PROBLEM REQUIREMENTS
Leave out the pictures and retype only the lines from the opening line to the line that holds "const inner = d3.scaleBand().domain(series).range([0, bw", both ends included.

::::::

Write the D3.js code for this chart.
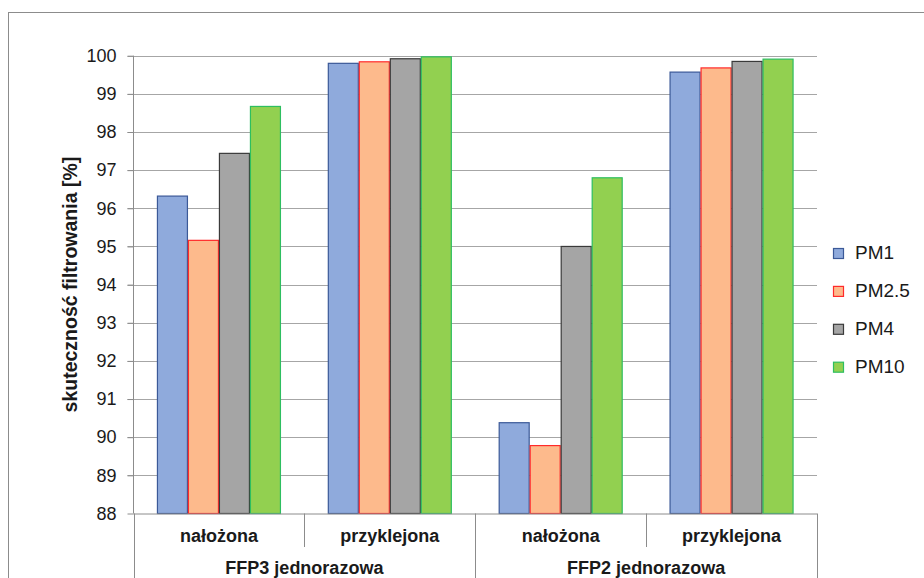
<!DOCTYPE html>
<html><head><meta charset="utf-8">
<script src="https://cdn.jsdelivr.net/npm/d3@7"></script>
<style>body{margin:0;background:#fff}svg{display:block}text{font-family:"Liberation Sans",Arial,sans-serif}</style>
</head><body>
<svg id="c" width="924" height="578"></svg>
<script>
const groups = ["FFP3 jednorazowa", "FFP2 jednorazowa"];
const subcats = ["nałożona", "przyklejona"];
const categories = ["FFP3 nałożona", "FFP3 przyklejona", "FFP2 nałożona", "FFP2 przyklejona"];
const series = ["PM1", "PM2.5", "PM4", "PM10"];
const PM1 = [96.32, 99.80, 90.38, 99.57];
const PM25 = [95.16, 99.84, 89.78, 99.68];
const PM4 = [97.44, 99.92, 95.00, 99.85];
const PM10 = [98.67, 99.97, 96.80, 99.91];
const values = [PM1, PM25, PM4, PM10];
const yTicks = [88, 89, 90, 91, 92, 93, 94, 95, 96, 97, 98, 99, 100];
const fills = ["#8FAADC", "#FDBA8C", "#A5A5A5", "#92D050"];
const strokes = ["#3B5998", "#FF2A2A", "#3A3A3A", "#2DBE60"];

const svg = d3.select("#c");
svg.append("rect").attr("x", 8.5).attr("y", 12.5).attr("width", 940).attr("height", 600)
  .attr("fill", "none").attr("stroke", "#8C8C8C");

const L = 133.5, R = 817, T = 55.7, B = 513.5;
const x = d3.scaleBand().domain(categories).range([L, R]);
const y = d3.scaleLinear().domain([88, 100]).range([B, T]);
const bw = 31;
const inner = d3.scaleBand().domain(series).range([0, bw * 4]);

// gridlines
svg.append("g").selectAll("line").data(yTicks.filter(d => d > 88)).join("line")
  .attr("x1", L - 6).attr("x2", R).attr("y1", d => Math.round(y(d)) + 0.5).attr("y2", d => Math.round(y(d)) + 0.5)
  .attr("stroke", "#A6A6A6").attr("stroke-width", 1.2);

// y axis
const yAxis = d3.axisLeft(y).tickValues(yTicks).tickSize(6).tickPadding(11).tickFormat(d3.format("d"));
const gy = svg.append("g").attr("transform", `translate(${L},0)`).call(yAxis);
gy.select(".domain").attr("stroke", "#8C8C8C").attr("d", `M0,${T}V${B}`);
gy.selectAll(".tick line").attr("stroke", "#8C8C8C");
gy.selectAll(".tick text").attr("font-size", 18).attr("fill", "#1a1a1a").attr("font-family", "Liberation Sans, Arial, sans-serif");

// bars
series.forEach((s, si) => {
  svg.append("g").selectAll("rect").data(values[si]).join("rect")
    .attr("x", (d, i) => x(categories[i]) + (x.bandwidth() - bw * 4) / 2 + inner(s) + 0.5)
    .attr("y", d => y(d))
    .attr("width", inner.bandwidth() - 1)
    .attr("height", d => B - y(d))
    .attr("fill", fills[si]).attr("stroke", strokes[si]).attr("stroke-width", 1.2);
});

// x axis line
svg.append("line").attr("x1", L).attr("x2", R).attr("y1", B + 0.5).attr("y2", B + 0.5).attr("stroke", "#8C8C8C");

// category separators
const sepX = [L, x(categories[1]), x(categories[2]), x(categories[3]), R];
svg.append("g").selectAll("line").data(sepX).join("line")
  .attr("x1", d => Math.round(d) + 0.5).attr("x2", d => Math.round(d) + 0.5)
  .attr("y1", B).attr("y2", (d, i) => (i % 2 === 0) ? 578 : 547)
  .attr("stroke", "#8C8C8C");

// subcategory labels
svg.append("g").selectAll("text").data(categories).join("text")
  .attr("x", d => x(d) + x.bandwidth() / 2).attr("y", 542)
  .attr("text-anchor", "middle").attr("font-weight", "bold").attr("font-size", 18).attr("fill", "#1a1a1a")
  .text((d, i) => subcats[i % 2]);

// group labels
svg.append("g").selectAll("text").data(groups).join("text")
  .attr("x", (d, i) => x(categories[i * 2]) + x.bandwidth()).attr("y", 573.5)
  .attr("text-anchor", "middle").attr("font-weight", "bold").attr("font-size", 18).attr("fill", "#1a1a1a")
  .text(d => d);

// y title
svg.append("text").attr("transform", `translate(77,${(T + B) / 2}) rotate(-90)`)
  .attr("text-anchor", "middle").attr("font-weight", "bold").attr("font-size", 19.5).attr("fill", "#1a1a1a")
  .text("skuteczność filtrowania [%]");

// legend
const lg = svg.append("g").selectAll("g").data(series).join("g")
  .attr("transform", (d, i) => `translate(833,${248 + i * 37.9})`);
lg.append("rect").attr("x", 0.5).attr("y", 0.5).attr("width", 10).attr("height", 10)
  .attr("fill", (d, i) => fills[i]).attr("stroke", (d, i) => strokes[i]).attr("stroke-width", 1.2);
lg.append("text").attr("x", 22).attr("y", 11).attr("font-size", 19).attr("fill", "#1a1a1a").text(d => d);
</script>
</body></html>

::::::

REPLY
Write the D3.js code for this chart.
<!DOCTYPE html>
<html><head><meta charset="utf-8">
<script src="https://cdn.jsdelivr.net/npm/d3@7"></script>
<style>body{margin:0;background:#fff}svg{display:block}text{font-family:"Liberation Sans",Arial,sans-serif}</style>
</head><body>
<svg id="c" width="924" height="578"></svg>
<script>
const groups = ["FFP3 jednorazowa", "FFP2 jednorazowa"];
const subcats = ["nałożona", "przyklejona"];
const categories = ["FFP3 nałożona", "FFP3 przyklejona", "FFP2 nałożona", "FFP2 przyklejona"];
const series = ["PM1", "PM2.5", "PM4", "PM10"];
const PM1 = [96.32, 99.80, 90.38, 99.57];
const PM25 = [95.16, 99.84, 89.78, 99.68];
const PM4 = [97.44, 99.92, 95.00, 99.85];
const PM10 = [98.67, 99.97, 96.80, 99.91];
const values = [PM1, PM25, PM4, PM10];
const yTicks = [88, 89, 90, 91, 92, 93, 94, 95, 96, 97, 98, 99, 100];
const fills = ["#8FAADC", "#FDBA8C", "#A5A5A5", "#92D050"];
const strokes = ["#3B5998", "#FF2A2A", "#3A3A3A", "#2DBE60"];

const svg = d3.select("#c");
svg.append("rect").attr("x", 8.5).attr("y", 12.5).attr("width", 940).attr("height", 600)
  .attr("fill", "none").attr("stroke", "#8C8C8C");

const L = 133.5, R = 817, T = 55.7, B = 513.5;
const x = d3.scaleBand().domain(categories).range([L, R]);
const y = d3.scaleLinear().domain([88, 100]).range([B, T]);
const bw = 31;
const inner = d3.scaleBand().domain(series).range([0, bw * 4]);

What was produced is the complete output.